What you have to do: Transcribe the whole listing below without changing a word, but leave out every image.

Information shown:
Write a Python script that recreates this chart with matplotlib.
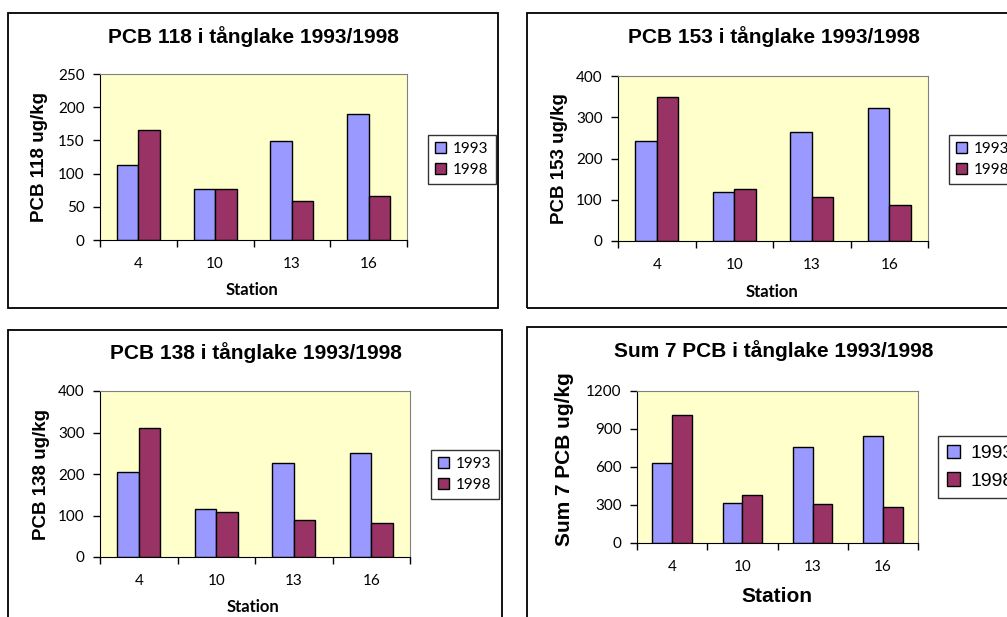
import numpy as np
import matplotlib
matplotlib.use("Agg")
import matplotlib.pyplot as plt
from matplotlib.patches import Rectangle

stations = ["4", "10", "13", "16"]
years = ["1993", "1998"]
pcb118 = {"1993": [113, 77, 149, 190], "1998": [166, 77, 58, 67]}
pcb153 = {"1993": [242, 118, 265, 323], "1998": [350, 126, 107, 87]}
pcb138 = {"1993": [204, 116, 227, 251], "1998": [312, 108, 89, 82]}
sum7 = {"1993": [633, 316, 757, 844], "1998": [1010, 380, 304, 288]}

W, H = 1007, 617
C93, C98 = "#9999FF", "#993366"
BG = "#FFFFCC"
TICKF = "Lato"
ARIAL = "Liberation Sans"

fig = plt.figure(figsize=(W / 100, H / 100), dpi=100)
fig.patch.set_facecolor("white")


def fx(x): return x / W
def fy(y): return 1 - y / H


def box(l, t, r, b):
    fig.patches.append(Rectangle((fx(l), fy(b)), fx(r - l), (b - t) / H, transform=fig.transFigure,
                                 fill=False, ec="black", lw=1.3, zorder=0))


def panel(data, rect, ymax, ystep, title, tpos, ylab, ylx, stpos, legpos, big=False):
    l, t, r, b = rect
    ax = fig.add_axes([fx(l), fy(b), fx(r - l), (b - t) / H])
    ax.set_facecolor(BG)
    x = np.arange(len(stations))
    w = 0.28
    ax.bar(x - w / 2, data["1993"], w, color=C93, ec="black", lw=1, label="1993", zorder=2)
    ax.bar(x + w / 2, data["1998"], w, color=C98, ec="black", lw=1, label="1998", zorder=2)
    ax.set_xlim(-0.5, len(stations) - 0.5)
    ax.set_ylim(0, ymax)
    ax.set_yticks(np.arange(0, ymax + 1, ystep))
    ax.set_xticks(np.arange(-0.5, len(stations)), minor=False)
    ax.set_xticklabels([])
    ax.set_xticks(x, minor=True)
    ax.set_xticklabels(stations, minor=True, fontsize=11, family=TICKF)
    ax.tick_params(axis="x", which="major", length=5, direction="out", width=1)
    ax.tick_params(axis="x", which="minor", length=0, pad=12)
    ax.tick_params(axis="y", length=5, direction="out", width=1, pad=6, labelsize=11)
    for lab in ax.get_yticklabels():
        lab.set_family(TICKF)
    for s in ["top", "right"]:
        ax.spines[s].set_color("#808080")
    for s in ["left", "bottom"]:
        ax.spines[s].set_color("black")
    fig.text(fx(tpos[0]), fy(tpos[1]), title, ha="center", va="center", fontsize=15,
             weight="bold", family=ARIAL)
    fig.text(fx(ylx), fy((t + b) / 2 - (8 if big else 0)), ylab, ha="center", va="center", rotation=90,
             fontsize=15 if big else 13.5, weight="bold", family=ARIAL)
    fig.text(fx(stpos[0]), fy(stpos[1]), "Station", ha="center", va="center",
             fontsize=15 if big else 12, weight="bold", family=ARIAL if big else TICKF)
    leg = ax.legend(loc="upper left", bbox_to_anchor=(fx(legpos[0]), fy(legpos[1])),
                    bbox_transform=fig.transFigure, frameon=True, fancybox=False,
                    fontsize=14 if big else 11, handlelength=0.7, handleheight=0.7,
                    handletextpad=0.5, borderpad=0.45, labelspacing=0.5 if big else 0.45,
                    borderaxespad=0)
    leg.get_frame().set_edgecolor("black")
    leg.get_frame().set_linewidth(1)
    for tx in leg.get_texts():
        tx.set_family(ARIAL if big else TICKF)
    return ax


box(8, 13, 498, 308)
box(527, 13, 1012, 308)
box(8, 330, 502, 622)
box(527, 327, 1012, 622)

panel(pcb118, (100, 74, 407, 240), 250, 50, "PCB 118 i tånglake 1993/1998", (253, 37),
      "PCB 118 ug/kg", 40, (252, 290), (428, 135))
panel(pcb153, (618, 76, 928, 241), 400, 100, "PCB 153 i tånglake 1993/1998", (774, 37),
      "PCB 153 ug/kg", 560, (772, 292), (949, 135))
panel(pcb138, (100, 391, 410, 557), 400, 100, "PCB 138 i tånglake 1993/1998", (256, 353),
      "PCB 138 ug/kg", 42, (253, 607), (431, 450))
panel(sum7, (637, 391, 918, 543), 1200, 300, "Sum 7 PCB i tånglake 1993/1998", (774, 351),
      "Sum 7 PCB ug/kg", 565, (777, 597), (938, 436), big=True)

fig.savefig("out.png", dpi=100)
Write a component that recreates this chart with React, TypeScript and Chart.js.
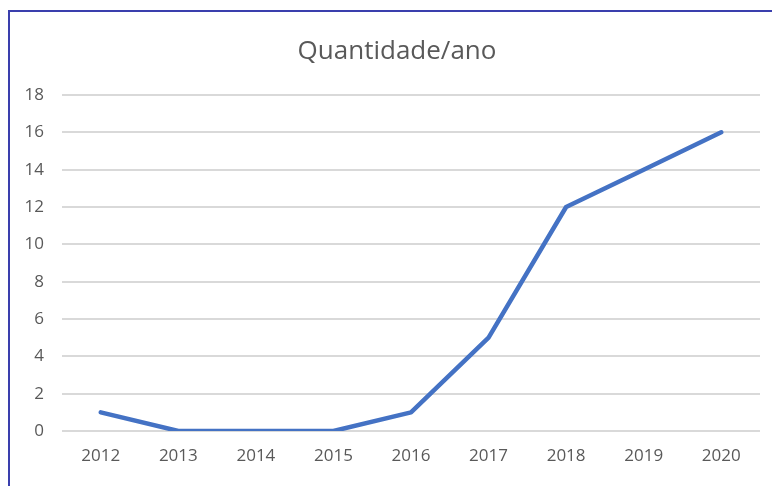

Output:
Write a Python script that recreates this chart with matplotlib.
import numpy as np
import matplotlib
matplotlib.use("Agg")
import matplotlib.pyplot as plt
from matplotlib.patches import Rectangle

stations = ["4", "10", "13", "16"]
years = ["1993", "1998"]
pcb118 = {"1993": [113, 77, 149, 190], "1998": [166, 77, 58, 67]}
pcb153 = {"1993": [242, 118, 265, 323], "1998": [350, 126, 107, 87]}
pcb138 = {"1993": [204, 116, 227, 251], "1998": [312, 108, 89, 82]}
sum7 = {"1993": [633, 316, 757, 844], "1998": [1010, 380, 304, 288]}

W, H = 1007, 617
C93, C98 = "#9999FF", "#993366"
BG = "#FFFFCC"
TICKF = "Lato"
ARIAL = "Liberation Sans"

fig = plt.figure(figsize=(W / 100, H / 100), dpi=100)
fig.patch.set_facecolor("white")


def fx(x): return x / W
def fy(y): return 1 - y / H


def box(l, t, r, b):
    fig.patches.append(Rectangle((fx(l), fy(b)), fx(r - l), (b - t) / H, transform=fig.transFigure,
                                 fill=False, ec="black", lw=1.3, zorder=0))


def panel(data, rect, ymax, ystep, title, tpos, ylab, ylx, stpos, legpos, big=False):
    l, t, r, b = rect
    ax = fig.add_axes([fx(l), fy(b), fx(r - l), (b - t) / H])
    ax.set_facecolor(BG)
    x = np.arange(len(stations))
    w = 0.28
    ax.bar(x - w / 2, data["1993"], w, color=C93, ec="black", lw=1, label="1993", zorder=2)
    ax.bar(x + w / 2, data["1998"], w, color=C98, ec="black", lw=1, label="1998", zorder=2)
    ax.set_xlim(-0.5, len(stations) - 0.5)
    ax.set_ylim(0, ymax)
    ax.set_yticks(np.arange(0, ymax + 1, ystep))
    ax.set_xticks(np.arange(-0.5, len(stations)), minor=False)
    ax.set_xticklabels([])
    ax.set_xticks(x, minor=True)
    ax.set_xticklabels(stations, minor=True, fontsize=11, family=TICKF)
    ax.tick_params(axis="x", which="major", length=5, direction="out", width=1)
    ax.tick_params(axis="x", which="minor", length=0, pad=12)
    ax.tick_params(axis="y", length=5, direction="out", width=1, pad=6, labelsize=11)
    for lab in ax.get_yticklabels():
        lab.set_family(TICKF)
    for s in ["top", "right"]:
        ax.spines[s].set_color("#808080")
    for s in ["left", "bottom"]:
        ax.spines[s].set_color("black")
    fig.text(fx(tpos[0]), fy(tpos[1]), title, ha="center", va="center", fontsize=15,
             weight="bold", family=ARIAL)
    fig.text(fx(ylx), fy((t + b) / 2 - (8 if big else 0)), ylab, ha="center", va="center", rotation=90,
             fontsize=15 if big else 13.5, weight="bold", family=ARIAL)
    fig.text(fx(stpos[0]), fy(stpos[1]), "Station", ha="center", va="center",
             fontsize=15 if big else 12, weight="bold", family=ARIAL if big else TICKF)
    leg = ax.legend(loc="upper left", bbox_to_anchor=(fx(legpos[0]), fy(legpos[1])),
                    bbox_transform=fig.transFigure, frameon=True, fancybox=False,
                    fontsize=14 if big else 11, handlelength=0.7, handleheight=0.7,
                    handletextpad=0.5, borderpad=0.45, labelspacing=0.5 if big else 0.45,
                    borderaxespad=0)
    leg.get_frame().set_edgecolor("black")
    leg.get_frame().set_linewidth(1)
    for tx in leg.get_texts():
        tx.set_family(ARIAL if big else TICKF)
    return ax


box(8, 13, 498, 308)
box(527, 13, 1012, 308)
box(8, 330, 502, 622)
box(527, 327, 1012, 622)

panel(pcb118, (100, 74, 407, 240), 250, 50, "PCB 118 i tånglake 1993/1998", (253, 37),
      "PCB 118 ug/kg", 40, (252, 290), (428, 135))
panel(pcb153, (618, 76, 928, 241), 400, 100, "PCB 153 i tånglake 1993/1998", (774, 37),
      "PCB 153 ug/kg", 560, (772, 292), (949, 135))
panel(pcb138, (100, 391, 410, 557), 400, 100, "PCB 138 i tånglake 1993/1998", (256, 353),
      "PCB 138 ug/kg", 42, (253, 607), (431, 450))
panel(sum7, (637, 391, 918, 543), 1200, 300, "Sum 7 PCB i tånglake 1993/1998", (774, 351),
      "Sum 7 PCB ug/kg", 565, (777, 597), (938, 436), big=True)

fig.savefig("out.png", dpi=100)
Write a component that recreates this chart with React, TypeScript and Chart.js.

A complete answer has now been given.